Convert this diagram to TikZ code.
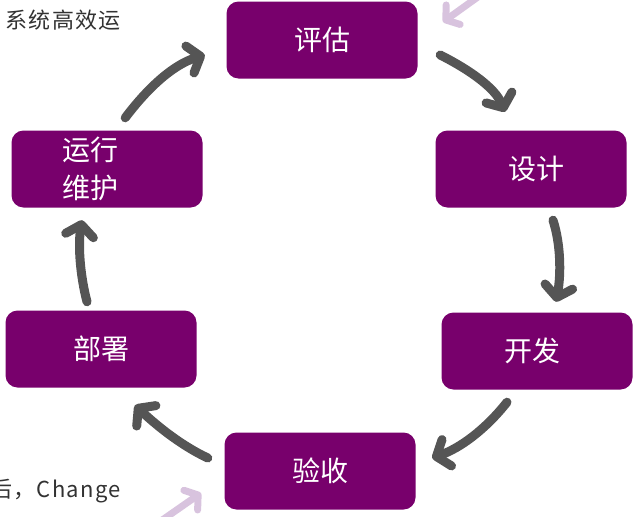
\documentclass[tikz,border=0pt]{standalone}
\usepackage{fontspec}
\setmainfont{Noto Sans CJK SC}
\usetikzlibrary{arrows.meta}
\definecolor{boxpurple}{RGB}{120,0,108}
\definecolor{arrowgray}{RGB}{85,85,85}
\definecolor{lightarrow}{RGB}{216,195,222}
\definecolor{textgray}{RGB}{50,50,50}
\tikzset{
  stagebox/.style={fill=boxpurple, rounded corners=12pt, minimum width=191pt, minimum height=77pt,
    text=white, font=\fontsize{28}{38}\selectfont, inner sep=0pt},
  cyclearrow/.style={draw=arrowgray, line width=9pt, line cap=round,
    -{Straight Barb[length=11pt,width=28pt,line cap=round,line join=round]}},
  faintarrow/.style={draw=lightarrow, line width=7pt, line cap=round,
    -{Straight Barb[length=9pt,width=24pt,line cap=round,line join=round]}},
  sidetext/.style={text=textgray, font=\fontsize{22}{26}\selectfont\addfontfeatures{LetterSpace=6}, inner sep=0pt}
}
\begin{document}
\begin{tikzpicture}[x=1pt,y=-1pt]
\useasboundingbox (0,0) rectangle (635,517);
\clip (0,0) rectangle (635,517);
% side texts (cut off by the picture edge)
\node[sidetext, anchor=base east] (toptext) at (121,28) {系统高效运};
\node[sidetext, anchor=base east] (bottext) at (121,497) {后，Change};
% faint arrows
\coordinate (fa1) at (482,-6);
\coordinate (fa1t) at (443,22);
\coordinate (fa2) at (158,523);
\coordinate (fa2t) at (201,493);
\draw[faintarrow] (fa1) -- (fa1t);
\draw[faintarrow] (fa2) -- (fa2t);
% boxes
\node[stagebox] (eval) at (322,40) {评估};
\node[stagebox] (design) at (531,169) {\hspace{10pt}设计};
\node[stagebox] (dev) at (537,351) {\hspace{-10pt}开发};
\node[stagebox] (accept) at (320,471) {验收};
\node[stagebox] (deploy) at (101,349) {部署};
\node[stagebox, align=left, text width=89pt, inner xsep=51pt] (ops) at (107,169) {运行\\维护};
% cycle arrows (yshift positive = up)
\draw[cyclearrow] ([xshift=-77.5pt,yshift=12.5pt]ops.north east) .. controls (150,85) and (175,64) .. ([xshift=-21.5pt,yshift=-15pt]eval.west);
\draw[cyclearrow] ([xshift=22.5pt,yshift=-15pt]eval.east) .. controls (470,70) and (495,88) .. ([xshift=-26pt,yshift=18.5pt]design.north);
\draw[cyclearrow] ([xshift=22pt,yshift=-12.5pt]design.south) .. controls (561,245) and (561,275) .. ([xshift=19pt,yshift=10.5pt]dev.north);
\draw[cyclearrow] ([xshift=-30pt,yshift=-12.5pt]dev.south) .. controls (485,430) and (460,448) .. ([xshift=16.5pt,yshift=13pt]accept.east);
\draw[cyclearrow] ([xshift=-16.5pt,yshift=13pt]accept.west) .. controls (180,445) and (155,424) .. ([xshift=34pt,yshift=-17.5pt]deploy.south);
\draw[cyclearrow] ([xshift=-14pt,yshift=8.5pt]deploy.north) .. controls (80,275) and (78,245) .. ([xshift=-25pt,yshift=-12.5pt]ops.south);
\end{tikzpicture}
\end{document}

= = = = =

What is needed: All of the data above should be transcribed verbatim, with pictures omitted.

Answer in full:
Convert this diagram to TikZ code.
\documentclass[tikz,border=0pt]{standalone}
\usepackage{fontspec}
\setmainfont{Noto Sans CJK SC}
\usetikzlibrary{arrows.meta}
\definecolor{boxpurple}{RGB}{120,0,108}
\definecolor{arrowgray}{RGB}{85,85,85}
\definecolor{lightarrow}{RGB}{216,195,222}
\definecolor{textgray}{RGB}{50,50,50}
\tikzset{
  stagebox/.style={fill=boxpurple, rounded corners=12pt, minimum width=191pt, minimum height=77pt,
    text=white, font=\fontsize{28}{38}\selectfont, inner sep=0pt},
  cyclearrow/.style={draw=arrowgray, line width=9pt, line cap=round,
    -{Straight Barb[length=11pt,width=28pt,line cap=round,line join=round]}},
  faintarrow/.style={draw=lightarrow, line width=7pt, line cap=round,
    -{Straight Barb[length=9pt,width=24pt,line cap=round,line join=round]}},
  sidetext/.style={text=textgray, font=\fontsize{22}{26}\selectfont\addfontfeatures{LetterSpace=6}, inner sep=0pt}
}
\begin{document}
\begin{tikzpicture}[x=1pt,y=-1pt]
\useasboundingbox (0,0) rectangle (635,517);
\clip (0,0) rectangle (635,517);
% side texts (cut off by the picture edge)
\node[sidetext, anchor=base east] (toptext) at (121,28) {系统高效运};
\node[sidetext, anchor=base east] (bottext) at (121,497) {后，Change};
% faint arrows
\coordinate (fa1) at (482,-6);
\coordinate (fa1t) at (443,22);
\coordinate (fa2) at (158,523);
\coordinate (fa2t) at (201,493);
\draw[faintarrow] (fa1) -- (fa1t);
\draw[faintarrow] (fa2) -- (fa2t);
% boxes
\node[stagebox] (eval) at (322,40) {评估};
\node[stagebox] (design) at (531,169) {\hspace{10pt}设计};
\node[stagebox] (dev) at (537,351) {\hspace{-10pt}开发};
\node[stagebox] (accept) at (320,471) {验收};
\node[stagebox] (deploy) at (101,349) {部署};
\node[stagebox, align=left, text width=89pt, inner xsep=51pt] (ops) at (107,169) {运行\\维护};
% cycle arrows (yshift positive = up)
\draw[cyclearrow] ([xshift=-77.5pt,yshift=12.5pt]ops.north east) .. controls (150,85) and (175,64) .. ([xshift=-21.5pt,yshift=-15pt]eval.west);
\draw[cyclearrow] ([xshift=22.5pt,yshift=-15pt]eval.east) .. controls (470,70) and (495,88) .. ([xshift=-26pt,yshift=18.5pt]design.north);
\draw[cyclearrow] ([xshift=22pt,yshift=-12.5pt]design.south) .. controls (561,245) and (561,275) .. ([xshift=19pt,yshift=10.5pt]dev.north);
\draw[cyclearrow] ([xshift=-30pt,yshift=-12.5pt]dev.south) .. controls (485,430) and (460,448) .. ([xshift=16.5pt,yshift=13pt]accept.east);
\draw[cyclearrow] ([xshift=-16.5pt,yshift=13pt]accept.west) .. controls (180,445) and (155,424) .. ([xshift=34pt,yshift=-17.5pt]deploy.south);
\draw[cyclearrow] ([xshift=-14pt,yshift=8.5pt]deploy.north) .. controls (80,275) and (78,245) .. ([xshift=-25pt,yshift=-12.5pt]ops.south);
\end{tikzpicture}
\end{document}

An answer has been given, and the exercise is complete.